>> begin Information supplied

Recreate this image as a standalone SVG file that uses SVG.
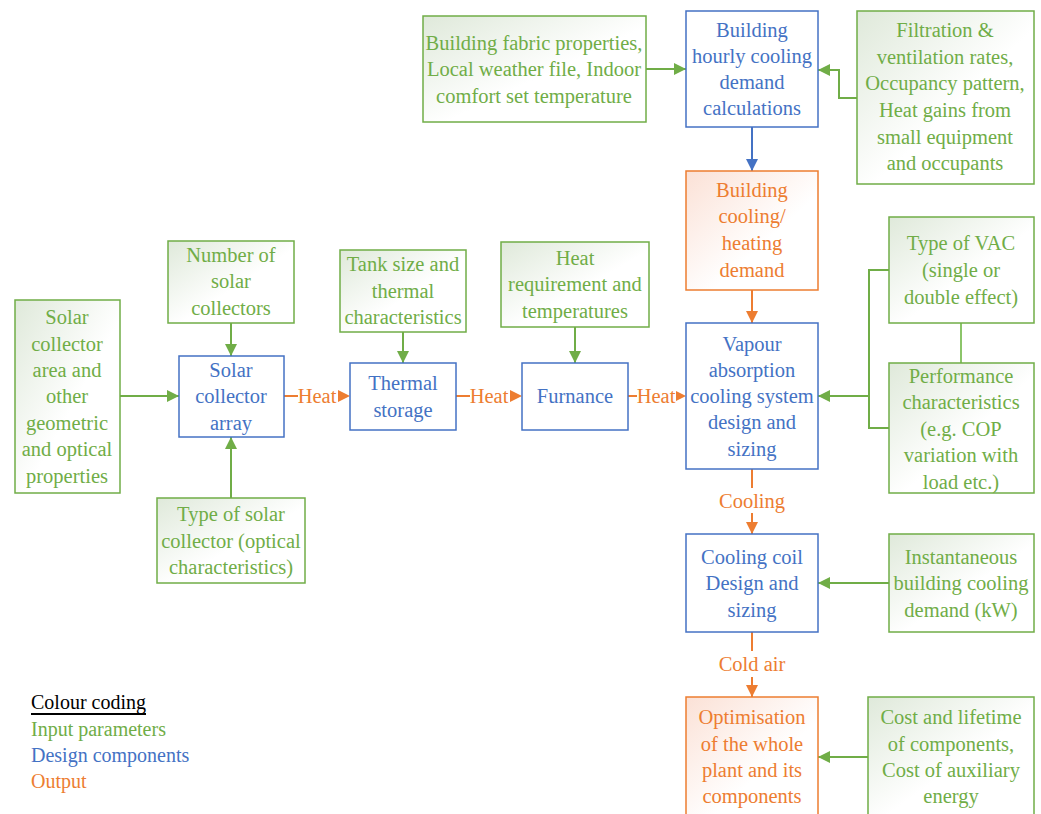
<svg xmlns="http://www.w3.org/2000/svg" width="1041" height="814" viewBox="0 0 1041 814">
<defs>
<linearGradient id="gg" x1="0" y1="0" x2="1" y2="1"><stop offset="0" stop-color="#dfe9da"/><stop offset="0.55" stop-color="#ffffff"/></linearGradient>
<linearGradient id="og" x1="0" y1="0" x2="1" y2="1"><stop offset="0" stop-color="#fbe1d6"/><stop offset="0.6" stop-color="#ffffff"/></linearGradient>
<marker id="ag" viewBox="0 0 10 10" refX="10" refY="5" markerWidth="12" markerHeight="12" markerUnits="userSpaceOnUse" orient="auto"><path d="M0,0 L10,5 L0,10 Z" fill="#70AD47"/></marker>
<marker id="ab" viewBox="0 0 10 10" refX="10" refY="5" markerWidth="12" markerHeight="12" markerUnits="userSpaceOnUse" orient="auto"><path d="M0,0 L10,5 L0,10 Z" fill="#4472C4"/></marker>
<marker id="ao" viewBox="0 0 10 10" refX="10" refY="5" markerWidth="12" markerHeight="12" markerUnits="userSpaceOnUse" orient="auto"><path d="M0,0 L10,5 L0,10 Z" fill="#ED7D31"/></marker>
</defs>
<style>
text{font-family:'Liberation Serif','Times New Roman',serif;font-size:20.5px;text-anchor:middle;dominant-baseline:central}
.gi rect{fill:url(#gg);stroke:#70AD47;stroke-width:1.5}
.gi text,.tg{fill:#70AD47}
.bd rect{fill:#ffffff;stroke:#4472C4;stroke-width:1.5}
.bd text,.tb{fill:#4472C4}
.ou rect{fill:url(#og);stroke:#ED7D31;stroke-width:1.5}
.ou text,.to{fill:#ED7D31}
.cg{stroke:#70AD47;stroke-width:2;fill:none}
.cb{stroke:#4472C4;stroke-width:2;fill:none}
.co{stroke:#ED7D31;stroke-width:2;fill:none}
.lg{text-anchor:start;font-size:20px}
</style>
<rect width="1041" height="814" fill="#ffffff"/>

<g id="connectors">
<path class="cg" d="M646,69 H686" marker-end="url(#ag)"/>
<path class="cg" d="M857,98 H839 V70 H818" marker-end="url(#ag)"/>
<path class="cb" d="M752,127 V171" marker-end="url(#ab)"/>
<path class="co" d="M752,290 V323" marker-end="url(#ao)"/>
<path class="cg" d="M961,323 V363" style="stroke:#8cc56a"/>
<path class="cg" d="M889,270 H869 V428 H889"/>
<path class="cg" d="M869,396 H818" marker-end="url(#ag)"/>
<path class="cg" d="M575,327 V363" marker-end="url(#ag)"/>
<path class="cg" d="M403,332 V363" marker-end="url(#ag)"/>
<path class="cg" d="M231,323 V356" marker-end="url(#ag)"/>
<path class="cg" d="M120,396 H179" marker-end="url(#ag)"/>
<path class="cg" d="M231,498 V437" marker-end="url(#ag)"/>
<path class="co" d="M284,396 H298"/>
<text class="to" x="317" y="396">Heat</text>
<path d="M338,390 L350,396 L338,402 Z" fill="#ED7D31"/>
<path class="co" d="M456,396 H470"/>
<text class="to" x="489" y="396">Heat</text>
<path d="M510,390 L522,396 L510,402 Z" fill="#ED7D31"/>
<path class="co" d="M628,396 H637"/>
<text class="to" x="656" y="396">Heat</text>
<path d="M676,391 L686,396 L676,401 Z" fill="#ED7D31"/>
<path class="co" d="M752,469 V488"/>
<text class="to" x="752" y="501">Cooling</text>
<path class="co" d="M752,513 V534" marker-end="url(#ao)"/>
<path class="cg" d="M889,583 H818" marker-end="url(#ag)"/>
<path class="co" d="M752,632 V651"/>
<text class="to" x="752" y="664">Cold air</text>
<path class="co" d="M752,677 V697" marker-end="url(#ao)"/>
<path class="cg" d="M868,757 H818" marker-end="url(#ag)"/>
</g>

<g id="n-fabric" class="gi"><rect x="423" y="16" width="223" height="106"/>
<text x="534" y="43">Building fabric properties,</text><text x="534" y="69">Local weather file, Indoor</text><text x="534" y="96">comfort set temperature</text></g>

<g id="n-hourly" class="bd"><rect x="686" y="11" width="132" height="116"/>
<text x="752" y="30">Building</text><text x="752" y="56">hourly cooling</text><text x="752" y="82">demand</text><text x="752" y="108">calculations</text></g>

<g id="n-filtration" class="gi"><rect x="857" y="11" width="177" height="173"/>
<text x="945" y="30">Filtration &amp;</text><text x="945" y="57">ventilation rates,</text><text x="945" y="83">Occupancy pattern,</text><text x="945" y="110">Heat gains from</text><text x="945" y="137">small equipment</text><text x="945" y="163">and occupants</text></g>

<g id="n-demand" class="ou"><rect x="686" y="171" width="132" height="119"/>
<text x="752" y="190">Building</text><text x="752" y="216">cooling/</text><text x="752" y="243">heating</text><text x="752" y="270">demand</text></g>

<g id="n-vac" class="gi"><rect x="889" y="217" width="145" height="106"/>
<text x="961" y="243">Type of VAC</text><text x="961" y="270">(single or</text><text x="961" y="297">double effect)</text></g>

<g id="n-perf" class="gi"><rect x="889" y="363" width="145" height="130"/>
<text x="961" y="376">Performance</text><text x="961" y="402">characteristics</text><text x="961" y="429">(e.g. COP</text><text x="961" y="455">variation with</text><text x="961" y="482">load etc.)</text></g>

<g id="n-vapour" class="bd"><rect x="686" y="323" width="132" height="146"/>
<text x="752" y="344">Vapour</text><text x="752" y="370">absorption</text><text x="752" y="396">cooling system</text><text x="752" y="422">design and</text><text x="752" y="449">sizing</text></g>

<g id="n-heatreq" class="gi"><rect x="501" y="242" width="148" height="85"/>
<text x="575" y="258">Heat</text><text x="575" y="284">requirement and</text><text x="575" y="311">temperatures</text></g>

<g id="n-furnance" class="bd"><rect x="522" y="363" width="106" height="67"/>
<text x="575" y="396">Furnance</text></g>

<g id="n-tank" class="gi"><rect x="340" y="250" width="126" height="82"/>
<text x="403" y="264">Tank size and</text><text x="403" y="291">thermal</text><text x="403" y="317">characteristics</text></g>

<g id="n-storage" class="bd"><rect x="350" y="363" width="106" height="67"/>
<text x="403" y="383">Thermal</text><text x="403" y="410">storage</text></g>

<g id="n-number" class="gi"><rect x="168" y="241" width="126" height="82"/>
<text x="231" y="255">Number of</text><text x="231" y="281">solar</text><text x="231" y="308">collectors</text></g>

<g id="n-array" class="bd"><rect x="179" y="356" width="105" height="81"/>
<text x="231" y="370">Solar</text><text x="231" y="396">collector</text><text x="231" y="423">array</text></g>

<g id="n-area" class="gi"><rect x="15" y="300" width="105" height="193"/>
<text x="67" y="317">Solar</text><text x="67" y="344">collector</text><text x="67" y="370">area and</text><text x="67" y="396">other</text><text x="67" y="423">geometric</text><text x="67" y="449">and optical</text><text x="67" y="476">properties</text></g>

<g id="n-type" class="gi"><rect x="157" y="498" width="148" height="85"/>
<text x="231" y="514">Type of solar</text><text x="231" y="541">collector (optical</text><text x="231" y="567">characteristics)</text></g>

<g id="n-coil" class="bd"><rect x="686" y="534" width="132" height="98"/>
<text x="752" y="557">Cooling coil</text><text x="752" y="583">Design and</text><text x="752" y="610">sizing</text></g>

<g id="n-inst" class="gi"><rect x="889" y="534" width="145" height="98"/>
<text x="961" y="557">Instantaneous</text><text x="961" y="583">building cooling</text><text x="961" y="610">demand (kW)</text></g>

<g id="n-optim" class="ou"><rect x="686" y="697" width="132" height="120"/>
<text x="752" y="717">Optimisation</text><text x="752" y="744">of the whole</text><text x="752" y="770">plant and its</text><text x="752" y="796">components</text></g>

<g id="n-cost" class="gi"><rect x="868" y="697" width="166" height="120"/>
<text x="951" y="717">Cost and lifetime</text><text x="951" y="744">of components,</text><text x="951" y="770">Cost of auxiliary</text><text x="951" y="796">energy</text></g>

<g id="legend">
<text class="lg" x="31" y="702" fill="#000000" text-decoration="underline">Colour coding</text>
<text class="lg tg" x="31" y="729">Input parameters</text>
<text class="lg tb" x="31" y="755">Design components</text>
<text class="lg to" x="31" y="781">Output</text>
</g>
</svg>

>> end Information supplied

Request
Report only the count of lines that include the string "file".

Solution to this problem
2